Linking in to this is the 'emergent' gameplay/narrative, the cool moments that are completely unscriped that you remember for years to come. THe firsttime I shot down Plane all those eyars ago in Battlefield 1942 only to have it crash into the gunners seat I was in. I dived to saftey, but thought of it as a cool moment because it was not planned, it simply happened through a chain of random events.
Time investment/narrative scope: Een in games where story can be badly written in places, liek Fallout 3, the time investment with the characters trumps other mediums and usually aids to improve your commitment. Mass Effect 2 or either of the Baldur's Gate (PC) ganmes exemplify this clearly. Byt the time I had finished I genuinely care what happens to each character, and the world around them.

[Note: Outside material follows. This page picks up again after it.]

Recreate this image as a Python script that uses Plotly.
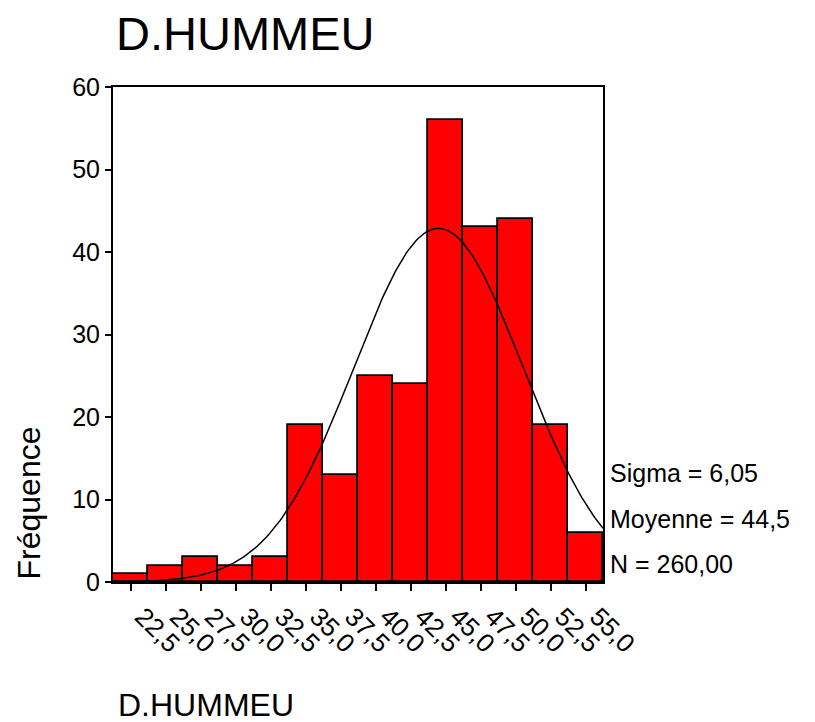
import numpy as np
import plotly.graph_objects as go

# Histogram bins (midpoints) and frequencies
bin_centers = [22.5, 25.0, 27.5, 30.0, 32.5, 35.0, 37.5, 40.0, 42.5, 45.0, 47.5, 50.0, 52.5, 55.0]
counts = [1, 2, 3, 2, 3, 19, 13, 25, 24, 56, 43, 44, 19, 6]
tick_labels = ["22,5", "25,0", "27,5", "30,0", "32,5", "35,0", "37,5",
               "40,0", "42,5", "45,0", "47,5", "50,0", "52,5", "55,0"]
bin_width = 2.5

# Summary statistics for the fitted normal curve
sigma = 6.05
mean = 44.5
n_obs = 260
stats_text = ["Sigma = 6,05", "Moyenne = 44,5", "N = 260,00"]

FONT = "Liberation Sans, Arial, sans-serif"

x_lo = bin_centers[0] - bin_width / 2
x_hi = bin_centers[-1] + bin_width / 2

fig = go.Figure()
fig.add_trace(go.Bar(
    x=bin_centers, y=counts, width=bin_width,
    marker=dict(color="#FF0000", line=dict(color="black", width=1.8)),
    showlegend=False, hoverinfo="x+y",
))

xs = np.linspace(x_lo, x_hi, 300)
ys = n_obs * bin_width / (sigma * np.sqrt(2 * np.pi)) * np.exp(-0.5 * ((xs - mean) / sigma) ** 2)
fig.add_trace(go.Scatter(x=xs, y=ys, mode="lines",
                         line=dict(color="black", width=1.5), showlegend=False))

# Statistics block to the right of the plot frame
for i, t in enumerate(stats_text):
    fig.add_annotation(text=t, xref="paper", yref="paper", x=1.0, xshift=5,
                       y=(582 - [473, 519, 564][i]) / 495, xanchor="left", yanchor="middle",
                       showarrow=False, font=dict(family=FONT, size=25, color="black"))

# Axis titles placed as free annotations (left-aligned x title, bottom-aligned y title)
fig.add_annotation(text="D.HUMMEU", xref="paper", yref="paper",
                   x=(116 - 113) / 490, y=-(705 - 582) / 495, xanchor="left", yanchor="middle",
                   showarrow=False, font=dict(family=FONT, size=32, color="black"))
fig.add_annotation(text="Fréquence", xref="paper", yref="paper", textangle=-90,
                   x=-(113 - 28) / 490, y=0, xanchor="center", yanchor="bottom",
                   showarrow=False, font=dict(family=FONT, size=32, color="black"))

fig.update_layout(
    width=815, height=722,
    margin=dict(l=113, r=212, t=87, b=140),
    paper_bgcolor="white", plot_bgcolor="white",
    bargap=0,
    font=dict(family=FONT, color="black"),
    title=dict(text="D.HUMMEU", x=116 / 815, xanchor="left", y=1 - 34 / 722, yanchor="middle",
               font=dict(family=FONT, size=47, color="black")),
    xaxis=dict(
        range=[x_lo, x_hi], tickvals=bin_centers, ticktext=tick_labels,
        tickangle=45, ticks="outside", ticklen=7, tickwidth=1.5, tickcolor="black",
        ticklabelshift=12,
        tickfont=dict(family=FONT, size=26, color="black"),
        showline=True, linecolor="black", linewidth=2, mirror=True,
        showgrid=False, zeroline=False,
    ),
    yaxis=dict(
        range=[0, 60], tickvals=[0, 10, 20, 30, 40, 50, 60],
        ticks="outside", ticklen=6, tickwidth=1.5, tickcolor="black",
        tickfont=dict(family=FONT, size=25, color="black"),
        showline=True, linecolor="black", linewidth=2, mirror=True,
        showgrid=False, zeroline=False,
    ),
)

fig.write_html("out.html")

Interactivity, interactivity, interactivity: Half-Life 2 is one of my all time favourite games, and I don't think that is just for the narrative and aesthetics. It is the feel of the gameplay, the dynamic combat, the 'emergent' gameplay situations thanks to the grav gun, the aspect fo it that make it uniquely a video-game, and not a novel, movie, poem or short story.
benzooka said:
Actually: [http://en.wikipedia.org/wiki/Flow_(psychology)][footnote]the mental state of operation in which a person in an activity is fully immersed in a feeling of energized focus, full involvement, and success in the process of the activity. Proposed by Mihály Csíkszentmihályi, the positive psychology concept has been widely referenced across a variety of fields.[/footnote]
I so get this while playing Geometry Wars.